La presse estime vendredi que François Hollande joue son "va-tout" en donnant un "coup de barre à droite" et en tentant un "big bang social".
Le texte prévoit entre autres de consacrer la primauté de l'accord d'entreprise sur la branche en matière d'assouplissement du temps de travail, un plafonnement des indemnités prud'homales en cas de contestation d'un licenciement, la création d'un compte personnel d'activité (CPA) et des mesures sur le licenciement destinées à "lever la peur d'embaucher", selon les mots de la ministre du Travail aux Échos.
Myriam El Khomri est vite montée au créneau pour défendre son projet un jour après l'avoir transmis au Conseil d?État, anticipant peut-être les réactions sur l'une des dernières grandes réformes du quinquennat de François Hollande.
Qualifiant sa réforme de "changement de philosophie important", elle a même glissé qu'elle n'excluait pas l'utilisation du 49-3, affirmant qu'elle et Manuel Valls prendraient "leurs responsabilités".
L'an dernier, le recours à l'engagement de la responsabilité du gouvernement sur la loi Macron avait déjà valu à l'exécutif, à la majorité fragile, une bordée de critiques sur un "passage en force".
Si le ministre de l?Économie Emmanuel Macron a salué une "réforme importante", les critiques sur le nouveau texte ne se sont pas fait attendre à gauche.
Jean-Christophe Cambadélis a déclaré qu'il aurait "du mal à voter" cette réforme "dans l'état" car elle "ne montre pas son équilibre entre une flexibilité et une sécurité". Pour le premier secrétaire du PS, c'est notamment la question du licenciement économique qui coince: "tout ce qui est dans ce texte" sur le sujet "est discutable".
Un volet également jugé "dangereux" par la CFDT car il risquerait en l'état "d'organiser une concurrence entre les filiales européennes d'un même groupe" et de "fragiliser les salariés français".
- Le 49-3, 'on n'en est pas là' -
Le texte, qui doit selon Manuel Valls arriver début avril à l'Assemblée en vue d'une adoption "avant la fin juin", a été qualifié de "dynamitage du code du travail" par le secrétaire national du PCF Pierre Laurent et ne passe pas non plus pour les frondeurs du PS.
Le député Christian Paul a parlé de "scandale ambulant" concernant le plafonnement des indemnités aux prud'hommes à 15 mois de salaire et dénoncé "des éléments extrêmement contestables" sur les 35 heures et le droit du licenciement. Laurent Baumel a évoqué une "réforme globalement inutile".
L'ancien ministre Benoît Hamon a lui dénoncé un texte qui "visiblement ne passe pas" auprès des organisations syndicales "toutes obédiences confondues". Il a annoncé "des débats extrêmement intenses" sur une réforme, qui "ne sera pas une affaire de quelques frondeurs face au gouvernement".

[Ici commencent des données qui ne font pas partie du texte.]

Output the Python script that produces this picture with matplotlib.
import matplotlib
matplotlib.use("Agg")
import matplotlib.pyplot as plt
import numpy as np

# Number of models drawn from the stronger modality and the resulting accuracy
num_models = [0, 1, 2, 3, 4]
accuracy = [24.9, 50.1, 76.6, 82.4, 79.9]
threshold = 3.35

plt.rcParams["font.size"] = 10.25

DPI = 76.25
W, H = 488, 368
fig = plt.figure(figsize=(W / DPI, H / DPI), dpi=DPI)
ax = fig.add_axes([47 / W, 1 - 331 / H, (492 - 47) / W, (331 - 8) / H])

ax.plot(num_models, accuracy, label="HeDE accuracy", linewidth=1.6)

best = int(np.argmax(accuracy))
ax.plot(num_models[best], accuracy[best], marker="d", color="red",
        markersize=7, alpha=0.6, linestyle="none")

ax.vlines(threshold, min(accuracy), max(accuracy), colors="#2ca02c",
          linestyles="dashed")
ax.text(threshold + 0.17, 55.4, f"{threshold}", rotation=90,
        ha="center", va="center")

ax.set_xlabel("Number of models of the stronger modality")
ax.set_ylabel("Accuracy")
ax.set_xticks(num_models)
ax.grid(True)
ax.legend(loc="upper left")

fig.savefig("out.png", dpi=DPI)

"La ministre anticipe le fait de ne pas avoir la majorité", a-t-il assuré qualifiant l'hypothèse du 49-3 brandie par Myriam El Khomri de "très mauvaise méthode".

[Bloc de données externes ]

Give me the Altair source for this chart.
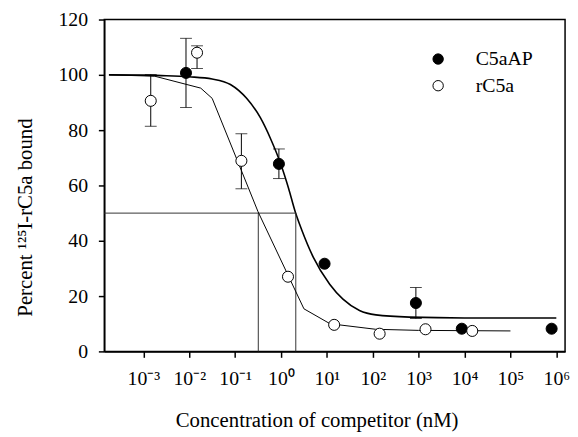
import altair as alt
import pandas as pd

# ---------------- data ----------------
series_names = ["C5aAP", "rC5a"]

# C5aAP (filled circles), concentration in nM
c5aap_x = [0.0085, 0.9, 8.9, 870, 8700, 790000]
c5aap_y = [100.7, 67.8, 31.7, 17.5, 8.2, 8.2]
c5aap_lo = [88.2, 62.5, None, 11.9, None, None]
c5aap_hi = [113.2, 73.2, None, 23.1, None, None]

# rC5a (open circles)
rc5a_x = [0.00145, 0.0148, 0.137, 1.42, 14.4, 141, 1410, 14700]
rc5a_y = [90.6, 108.0, 68.9, 27.0, 9.6, 6.4, 8.0, 7.4]
rc5a_lo = [81.4, 102.3, 58.8, None, None, None, None, None]
rc5a_hi = [100.1, 110.5, 78.7, None, None, None, None, None]

# fitted curve for C5aAP
fit_c5aap_x = [1.78e-4, 1e-3, 3.16e-3, 0.01, 0.0316, 0.079, 0.178, 0.355, 0.589,
               1.0, 1.46, 2.04, 2.82, 5.07, 11.5, 22.4, 51.3, 117, 631, 1e4, 1e6]
fit_c5aap_y = [100, 99.9, 99.7, 99.3, 98.5, 96.5, 91.5, 84.5, 77.0,
               67.5, 59.0, 50.5, 44.0, 34.0, 24.3, 18.9, 14.8, 13.2, 12.4, 12.1, 12.1]

# fitted curve for rC5a (polyline)
fit_rc5a_x = [1.78e-4, 1.78e-3, 0.0178, 0.0316, 0.316, 3.16, 11.7, 115, 1000, 1e5]
fit_rc5a_y = [100, 99.5, 95.2, 91.5, 50.5, 15.4, 10.0, 8.0, 7.6, 7.4]

# IC50 guide lines
ic50_rc5a = 0.32
ic50_c5aap = 2.1
half_level = 50

x_domain = [1.41e-4, 1.55e6]
y_ticks = [0, 20, 40, 60, 80, 100, 120]
x_ticks = [1e-3, 1e-2, 1e-1, 1e0, 1e1, 1e2, 1e3, 1e4, 1e5, 1e6]
x_tick_labels = ["10⁻³", "10⁻²", "10⁻¹", "10⁰", "10¹", "10²", "10³", "10⁴", "10⁵", "10⁶"]

# ---------------- tables ----------------
pts = pd.DataFrame({
    "x": c5aap_x + rc5a_x,
    "y": c5aap_y + rc5a_y,
    "lo": c5aap_lo + rc5a_lo,
    "hi": c5aap_hi + rc5a_hi,
    "series": ["C5aAP"] * len(c5aap_x) + ["rC5a"] * len(rc5a_x),
})
err = pts.dropna(subset=["lo", "hi"])
caps = pd.DataFrame({
    "x": list(err["x"]) + list(err["x"]),
    "y": list(err["lo"]) + list(err["hi"]),
})
fit1 = pd.DataFrame({"x": fit_c5aap_x, "y": fit_c5aap_y})
fit2 = pd.DataFrame({"x": fit_rc5a_x, "y": fit_rc5a_y})
hline = pd.DataFrame({"x": [x_domain[0]], "x2": [ic50_c5aap], "y": [half_level]})
vlines = pd.DataFrame({"x": [ic50_rc5a, ic50_c5aap], "y": [0, 0], "y2": [half_level, half_level]})

FONT = "Liberation Serif"
label_expr = "[" + ",".join("'" + s + "'" for s in x_tick_labels) + "][round(log(datum.value)/LN10)+3]"

xscale = alt.Scale(type="log", domain=x_domain, nice=False)
yscale = alt.Scale(domain=[0, 120], nice=False)

X = alt.X("x:Q", scale=xscale, axis=alt.Axis(
    values=x_ticks, labelExpr=label_expr, title="Concentration of competitor (nM)",
    labelPadding=12, labelFlush=False, labelOverlap=False,
    titleX=215, titleY=76, titleAlign="center", titleBaseline="alphabetic"))
Y = alt.Y("y:Q", scale=yscale, axis=alt.Axis(
    values=y_ticks, title="Percent ¹²⁵I-rC5a bound", labelPadding=11,
    titleAngle=-90, titleX=-80, titleY=200, titleAlign="center", titleBaseline="middle"))

guides_h = alt.Chart(hline).mark_rule(color="#333", strokeWidth=1).encode(
    x=alt.X("x:Q", scale=xscale), x2="x2:Q", y=alt.Y("y:Q", scale=yscale))
guides_v = alt.Chart(vlines).mark_rule(color="#333", strokeWidth=1).encode(
    x=alt.X("x:Q", scale=xscale), y=alt.Y("y:Q", scale=yscale), y2="y2:Q")

curve1 = alt.Chart(fit1).mark_line(color="black", strokeWidth=1.6, interpolate="monotone").encode(x=X, y=Y)
curve2 = alt.Chart(fit2).mark_line(color="black", strokeWidth=1.0).encode(
    x=alt.X("x:Q", scale=xscale), y=alt.Y("y:Q", scale=yscale))

bars = alt.Chart(err).mark_rule(color="black", strokeWidth=1).encode(
    x=alt.X("x:Q", scale=xscale), y=alt.Y("lo:Q", scale=yscale), y2="hi:Q")
capmarks = alt.Chart(caps).mark_tick(color="black", orient="horizontal", size=12, thickness=1).encode(
    x=alt.X("x:Q", scale=xscale), y=alt.Y("y:Q", scale=yscale))

points = alt.Chart(pts).mark_point(shape="circle", filled=True, stroke="black", strokeWidth=1,
                                   size=125, opacity=1).encode(
    x=alt.X("x:Q", scale=xscale), y=alt.Y("y:Q", scale=yscale),
    fill=alt.Fill("series:N", scale=alt.Scale(domain=series_names, range=["black", "white"]),
                  legend=alt.Legend(orient="none", legendX=328, legendY=30, title=None,
                                    labelFont=FONT, labelFontSize=20, labelColor="black",
                                    symbolType="circle", symbolSize=110, symbolStrokeColor="black",
                                    symbolStrokeWidth=1, labelOffset=28, rowPadding=7, padding=0)),
)

chart = alt.layer(curve1, guides_h, guides_v, curve2, bars, capmarks, points).properties(
    width=466.5, height=336,
    autosize=alt.AutoSizeParams(type="none"),
    padding={"left": 97.5, "top": 9, "right": 5, "bottom": 84},
    background="white",
).configure_view(stroke="black", strokeWidth=1.5).configure_axis(
    domainColor="black", domainWidth=1.5, tickColor="black", tickWidth=1.5, tickSize=6,
    labelFont=FONT, labelFontSize=20, labelColor="black",
    titleFont=FONT, titleFontSize=21, titleColor="black", titleFontWeight="normal",
    grid=False,
)

chart.save("out.html", embed_options={"renderer": "svg", "actions": False})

"Personne ne peut découvrir que, dans la palette parlementaire, il y a le 49-3. Mais on n'en est pas là. On en est à l'étape où il faut convaincre", explique-t-on à Matignon, en soulignant "les choses très fortes pour les droits des salariés", notamment la "révolution" du CPA. "Notre volonté c'est de réformer", insiste-t-on.
Plus consensuel, un "droit à la déconnexion" fait également son entrée dans le code du travail.
Pour le patronat et la droite, la réforme "va dans le bon sens", une expression dans toutes les bouches jeudi. Les représentants du patronat Pierre Gattaz (Medef) et François Asselin (CGPME) ont salué le projet de loi, le premier appelant le gouvernement à "aller jusqu'au bout".
M. Asselin est resté plus prudent dans l'attente du texte définitif et a défendu le nouveau cadre pour le licenciement économique, qui permettra "d'éviter les appréciations différentes d'une juridiction à une autre".
Chez les Républicains, le secrétaire général Eric Woerth s'est satisfait que son parti ait été "entendu".
A l'inverse, Marine Le Pen a qualifié ce texte de "régression pour tous". "Ce projet est clairement d'inspiration bruxelloise, s'inscrivant dans la feuille de route d'austérité édictée par une Union Européenne aux abois, qui cherche à imposer comme seule voie possible la précarité générale", a dénoncé jeudi soir la présidente du Front national.